GIVEN INFORMATION:

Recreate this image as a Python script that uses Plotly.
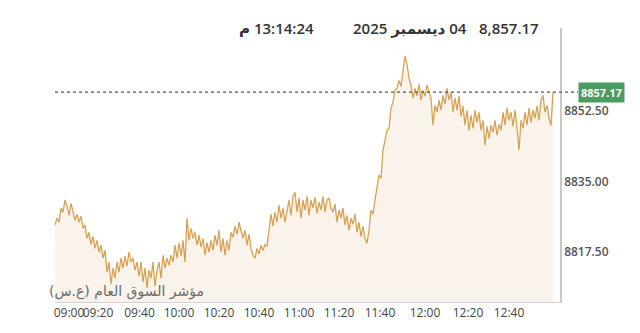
import plotly.graph_objects as go

# Index values (tick per reading on an evenly spaced sample axis)
values = [
    # 09:00 - 09:20
    8824.2, 8825.9, 8824.9, 8828.4, 8827.4, 8830.4, 8828.9, 8826.6, 8829.6, 8827.4,
    8825.4, 8826.9, 8824.9, 8826.4, 8823.4, 8824.2, 8820.9, 8822.4, 8819.4, 8821.4,
    8818.4, 8820.4, 8817.5,
    # 09:20 - 10:05
    8819.2, 8816.0, 8817.9, 8812.5, 8815.0, 8809.5, 8813.5, 8811.0, 8815.0, 8812.5,
    8816.0, 8813.5, 8816.5, 8814.0, 8817.5, 8815.0, 8816.0, 8813.0, 8815.0, 8811.5,
    8815.0, 8810.0, 8813.5, 8808.5, 8813.0, 8811.0, 8815.0, 8809.0, 8813.0, 8815.0,
    8811.0, 8816.7, 8813.5, 8816.0, 8814.2, 8816.7, 8815.0, 8819.2, 8816.0, 8819.7,
    8816.5, 8820.4, 8815.0, 8825.9, 8820.4, 8823.4, 8820.9, 8822.4, 8819.2, 8821.7,
    # 10:05 - 11:00
    8818.7, 8820.9, 8816.7, 8819.9, 8817.5, 8820.4, 8817.9, 8821.7, 8819.2, 8822.9,
    8817.5, 8820.9, 8816.7, 8820.4, 8817.9, 8822.4, 8821.2, 8823.9, 8821.9, 8824.9,
    8822.9, 8820.9, 8822.9, 8819.2, 8821.9, 8818.4, 8816.7, 8816.0, 8818.4, 8817.0,
    8819.2, 8817.9, 8819.4, 8818.9, 8822.9, 8826.9, 8823.9, 8827.4, 8824.9, 8829.1,
    8825.9, 8828.4, 8824.9, 8827.4, 8830.4, 8826.6, 8831.3, 8832.3, 8827.4, 8830.9,
    # 11:00 - 11:50
    8825.9, 8830.4, 8827.9, 8831.3, 8826.6, 8830.4, 8828.4, 8831.1, 8827.1, 8829.9,
    8827.9, 8831.3, 8827.4, 8830.4, 8830.9, 8828.4, 8827.4, 8829.4, 8824.9, 8827.9,
    8825.9, 8828.4, 8824.2, 8826.6, 8822.9, 8825.9, 8824.4, 8826.9, 8822.4, 8824.9,
    8821.4, 8823.9, 8820.9, 8819.7, 8822.9, 8827.9, 8826.9, 8830.4, 8834.1, 8836.6,
    8835.8, 8842.8, 8845.2, 8847.7, 8848.2, 8853.2, 8854.7, 8857.6, 8858.1, 8860.1,
    # 11:50 - 12:35
    8858.6, 8862.1, 8866.1, 8864.1, 8860.6, 8858.9, 8855.7, 8858.1, 8856.2, 8859.1,
    8855.2, 8857.6, 8856.2, 8858.9, 8857.1, 8855.7, 8849.0, 8853.9, 8852.2, 8855.2,
    8852.7, 8856.4, 8854.2, 8858.1, 8855.2, 8857.1, 8852.2, 8855.7, 8852.7, 8856.2,
    8851.2, 8853.7, 8849.0, 8852.7, 8847.7, 8851.4, 8848.2, 8852.7, 8849.7, 8852.2,
    8847.7, 8850.2, 8844.0, 8848.7, 8845.7, 8849.0, 8847.2, 8850.2, 8846.5, 8849.2,
    # 12:35 - 13:14
    8847.7, 8852.2, 8849.0, 8853.2, 8850.2, 8852.2, 8848.7, 8852.7, 8848.2, 8842.8,
    8850.2, 8848.2, 8852.2, 8849.0, 8853.2, 8849.7, 8852.7, 8850.7, 8853.7, 8850.2,
    8855.2, 8856.4, 8852.2, 8853.9, 8850.7, 8849.0, 8857.17,
]
idx = list(range(len(values)))

# Time tick labels and their sample positions
tick_labels = ["09:20", "09:40", "10:00", "10:20", "10:40", "11:00",
               "11:20", "11:40", "12:00", "12:20", "12:40"]
tick_pos = [21.5, 42.25, 62, 82, 102, 122, 142, 162.5, 185, 206.5, 227]
first_label = "09:00"
first_pos = 1

price_ticks = [8817.5, 8835.0, 8852.5]
y_range = [8805.1, 8873.1]
x_range = [0, 252.5]

title_value = "8,857.17"
title_date = "04 ديسمبر 2025"
title_time = "13:14:24 م"
index_name = "مؤشر السوق العام (ع.س)"

last = values[-1]
RLE, PDF = "\u202b", "\u202c"

fig = go.Figure()
fig.add_trace(go.Scatter(
    x=idx, y=values, mode="lines",
    line=dict(color="#d6a354", width=1.3),
    fill="tozeroy", fillcolor="#faf3ec",
    hoverinfo="skip", showlegend=False,
))
# helper trace for the shifted first time label
fig.add_trace(go.Scatter(
    x=[first_pos], y=[values[first_pos]], mode="markers",
    marker=dict(opacity=0), xaxis="x2", hoverinfo="skip", showlegend=False,
))

tickfont = dict(family="Open Sans, DejaVu Sans, sans-serif", size=12, color="#444444")

fig.update_layout(
    width=640, height=333,
    margin=dict(l=55, r=80, t=28, b=31),
    paper_bgcolor="white", plot_bgcolor="white",
    xaxis=dict(
        range=x_range, tickvals=tick_pos, ticktext=tick_labels,
        showgrid=False, zeroline=False, ticks="",
        showline=True, linecolor="#d4d4d4", linewidth=1,
        tickfont=tickfont,
    ),
    xaxis2=dict(
        range=x_range, overlaying="x", anchor="y", side="bottom",
        tickvals=[first_pos], ticktext=[first_label], ticklabelshift=12,
        showgrid=False, zeroline=False, ticks="",
        showline=True, linecolor="rgba(0,0,0,0)", linewidth=1,
        tickfont=tickfont,
    ),
    yaxis=dict(
        range=y_range, side="right",
        tickvals=price_ticks, ticktext=[f"{v:.2f}" for v in price_ticks],
        showgrid=False, zeroline=False, ticks="",
        showline=True, linecolor="#c8c8c8", linewidth=1.5,
        tickfont=dict(family="Open Sans, DejaVu Sans, sans-serif", size=12,
                      color="#555555", weight=600),
    ),
    shapes=[dict(
        type="line", xref="paper", yref="y",
        x0=0, x1=1.0356, y0=last, y1=last,
        line=dict(color="#555555", width=1.3, dash="dot"),
    )],
)

title_font = dict(family="Open Sans, DejaVu Sans, sans-serif", size=15,
                  color="#333333", weight=600)
fig.add_annotation(text=title_value, xref="paper", yref="paper",
                   x=(541 - 55) / 505, y=1.0, yanchor="bottom", xanchor="right",
                   yshift=-12, showarrow=False, font=title_font)
fig.add_annotation(text=f"{RLE}{title_date}{PDF}", xref="paper", yref="paper",
                   x=(469 - 55) / 505, y=1.0, yanchor="bottom", xanchor="right",
                   yshift=-12, showarrow=False, font=title_font)
fig.add_annotation(text=f"{RLE}{title_time}{PDF}", xref="paper", yref="paper",
                   x=(316 - 55) / 505, y=1.0, yanchor="bottom", xanchor="right",
                   yshift=-12, showarrow=False, font=title_font)

# last-price tag
fig.add_annotation(text=f"<b>{last:.2f}</b>", xref="paper", yref="y",
                   x=1.0356, y=last, xanchor="left", yanchor="middle",
                   showarrow=False, bgcolor="#4e9b61", borderpad=2,
                   font=dict(family="Open Sans, DejaVu Sans, sans-serif", size=11, color="white"))

# index name label
fig.add_annotation(text=f"{RLE}{index_name}{PDF}", xref="paper", yref="paper",
                   x=(47 - 55) / 505, y=0, xanchor="left", yanchor="bottom",
                   yshift=0, showarrow=False,
                   font=dict(family="DejaVu Sans, sans-serif", size=14, color="#6a6a6a"))

fig.write_html("out.html")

DIRECTION:
Restate the material word for word from its first line through the line containing "import plotly.graph_objects as go", both included; the pictures do not belong in it.

REPLY:
Recreate this image as a Python script that uses Plotly.
import plotly.graph_objects as go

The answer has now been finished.